Emergent Mind

Abstract

To efficiently process visual data at scale, researchers have proposed two techniques for lowering the computational overhead associated with the underlying deep learning models. The first approach consists of leveraging a specialized, lightweight model to directly answer the query. The second approach focuses on filtering irrelevant frames using a lightweight model and processing the filtered frames using a heavyweight model. These techniques suffer from two limitations. With the first approach, the specialized model is unable to provide accurate results for hard-to-detect events. With the second approach, the system is unable to accelerate queries focusing on frequently occurring events as the filter is unable to eliminate a significant fraction of frames in the video. In this paper, we present THIA, a video analytics system for tackling these limitations. The design of THIA is centered around three techniques.

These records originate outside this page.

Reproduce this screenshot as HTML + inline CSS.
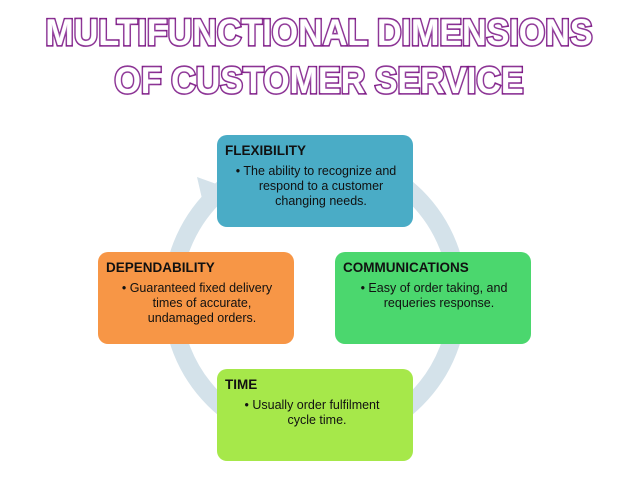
<!DOCTYPE html>
<html><head><style>
body{margin:0;width:638px;height:479px;background:#fff;overflow:hidden;position:relative;font-family:"Liberation Sans",sans-serif}
.t{position:absolute;left:0;width:638px;text-align:center;font-weight:bold;color:#fff;-webkit-text-stroke:3.2px #78107f;paint-order:stroke fill;font-size:37px;letter-spacing:0px;text-shadow:0 0 3px #c9a0d6}
.b{position:absolute;width:196px;height:92px;border-radius:10px;color:#111;font-size:12.5px}
.b h{display:block;font-weight:bold;font-size:13.5px;margin:8px 0 0 8px}
.b p{margin:6px 14px 0 26px;text-align:center;line-height:15px;text-indent:-10px}
</style></head><body>
<div class="t" style="top:12px;transform:scaleX(0.92)">MULTIFUNCTIONAL DIMENSIONS</div>
<div class="t" style="top:60px;transform:scaleX(0.92)">OF CUSTOMER SERVICE</div>
<svg width="638" height="479" style="position:absolute;left:0;top:0">
<circle cx="315" cy="298" r="143" fill="none" stroke="#d4e2ea" stroke-width="18"/>
<polygon points="197,177 222,186 203,203" fill="#d4e2ea"/>
</svg>
<div class="b" style="left:217px;top:135px;background:#4aacc6"><h>FLEXIBILITY</h><p>• The ability to recognize and respond to a customer changing needs.</p></div>
<div class="b" style="left:98px;top:252px;background:#f79646"><h>DEPENDABILITY</h><p>• Guaranteed fixed delivery times of accurate, undamaged orders.</p></div>
<div class="b" style="left:335px;top:252px;background:#4bd76e"><h>COMMUNICATIONS</h><p>• Easy of order taking, and requeries response.</p></div>
<div class="b" style="left:217px;top:369px;background:#a6e84a"><h>TIME</h><p style="margin-right:22px">• Usually order fulfilment cycle time.</p></div>
</body></html>
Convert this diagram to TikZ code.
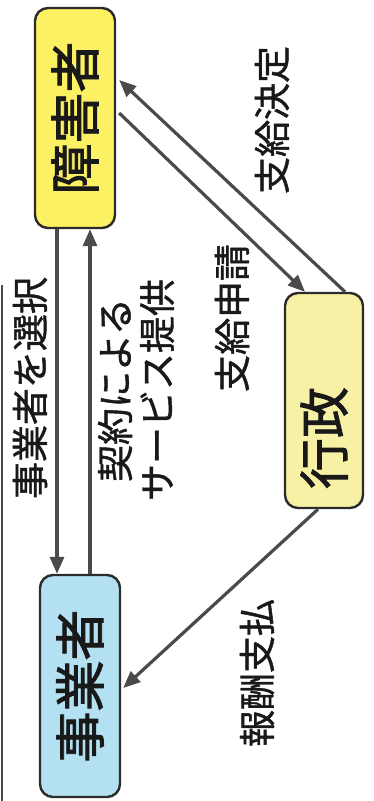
\documentclass[tikz,border=0pt]{standalone}
\usepackage{fontspec}
\newfontfamily\jp{Noto Sans CJK JP}[FakeBold=1.2]
\newfontfamily\jpbig{Noto Sans CJK JP}[FakeBold=1.8]
\usetikzlibrary{arrows.meta}
\definecolor{boxline}{HTML}{2B2B2B}
\definecolor{arrowgray}{HTML}{4A4A4A}
\definecolor{ybright}{HTML}{FCF163}
\definecolor{ypale}{HTML}{F6F1A4}
\definecolor{lblue}{HTML}{B3E1F1}
\begin{document}
\begin{tikzpicture}[x=1pt,y=-1pt,
  box/.style={draw=boxline,line width=2.4pt,rounded corners=13pt,inner sep=0pt},
  big/.style={rotate=90,font=\jpbig\fontsize{51}{51}\selectfont,inner sep=0pt,text=black!90},
  lab/.style={rotate=90,font=\jp\fontsize{37}{42}\selectfont,inner sep=0pt,align=center,text=black!90},
  arr/.style={draw=arrowgray,line width=3.2pt,-{Triangle[length=17pt,width=14pt]}},
  edge line/.style={draw=arrowgray,line width=1.5pt}]
\useasboundingbox (0,0) rectangle (373,801);
\fill[white] (0,0) rectangle (373,801);
% page border remnant
\coordinate (e1) at (2,285);
\coordinate (e2) at (2,801);
\draw[edge line] (e1) -- (e2);
% boxes
\node[box,fill=ybright,minimum width=80pt,minimum height=220pt] (A) at (75,118) {};
\node[box,fill=lblue,minimum width=80pt,minimum height=222pt] (B) at (80,686) {};
\node[box,fill=ypale,minimum width=78pt,minimum height=215pt] (C) at (324,400.5) {};
\node[big] (tA) at (A) {障害者};
\node[big] (tB) at (B) {事業者};
\node[big] (tC) at (324,438) {行政};
% labels
\node[lab] (l1) at (30,388) {事業者を選択};
\node[lab] (l2) at (136,390) {契約による\\サービス提供};
\node[lab] (l3) at (232,318) {支給申請};
\node[lab] (l4) at (272,120) {支給決定};
\node[lab] (l5) at (257,673) {報酬支払};
% connectors
\draw[arr] (A.south -| 57,0) -- (B.north -| 57,0);
\draw[arr] (B.north -| 90,0) -- (A.south -| 90,0);
\draw[arr] ([yshift=5pt,xshift=3pt]A.east) -- ([xshift=-19pt]C.north);
\draw[arr] ([xshift=21pt]C.north) -- ([yshift=38pt,xshift=3pt]A.east);
\draw[arr] ([xshift=-6pt]C.south) -- ([yshift=-2pt,xshift=2pt]B.east);
\end{tikzpicture}
\end{document}
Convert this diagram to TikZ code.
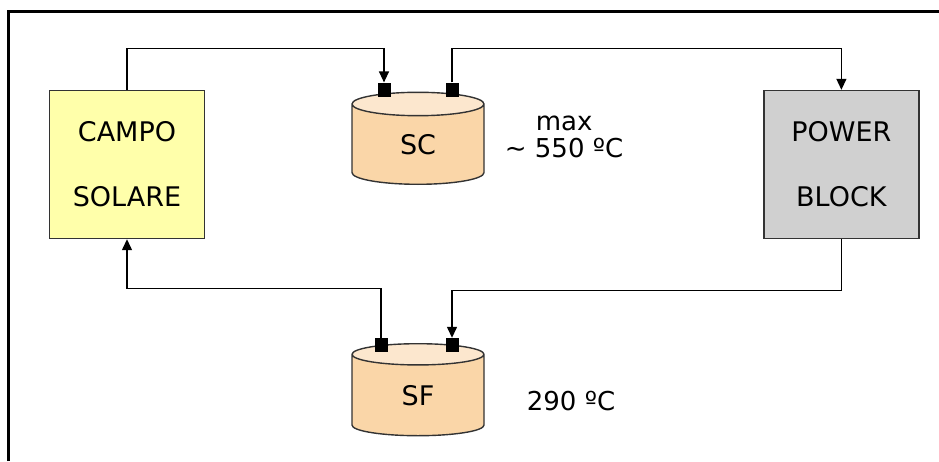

First, instead of using a cascade of models, it uses a single object detection model with multiple exit points for short-circuiting the inference. This early inference technique allows it to support a range of throughput-accuracy tradeoffs. Second, it adopts a fine-grained approach to planning and processes different chunks of the video using different exit points to meet the user's requirements. Lastly, it uses a lightweight technique for directly estimating the exit point for a chunk to lower the optimization time. We empirically show that these techniques enable THIA to outperform two state-of-the-art video analytics systems by up to 6.5X, while providing accurate results even on queries focusing on hard-to-detect events.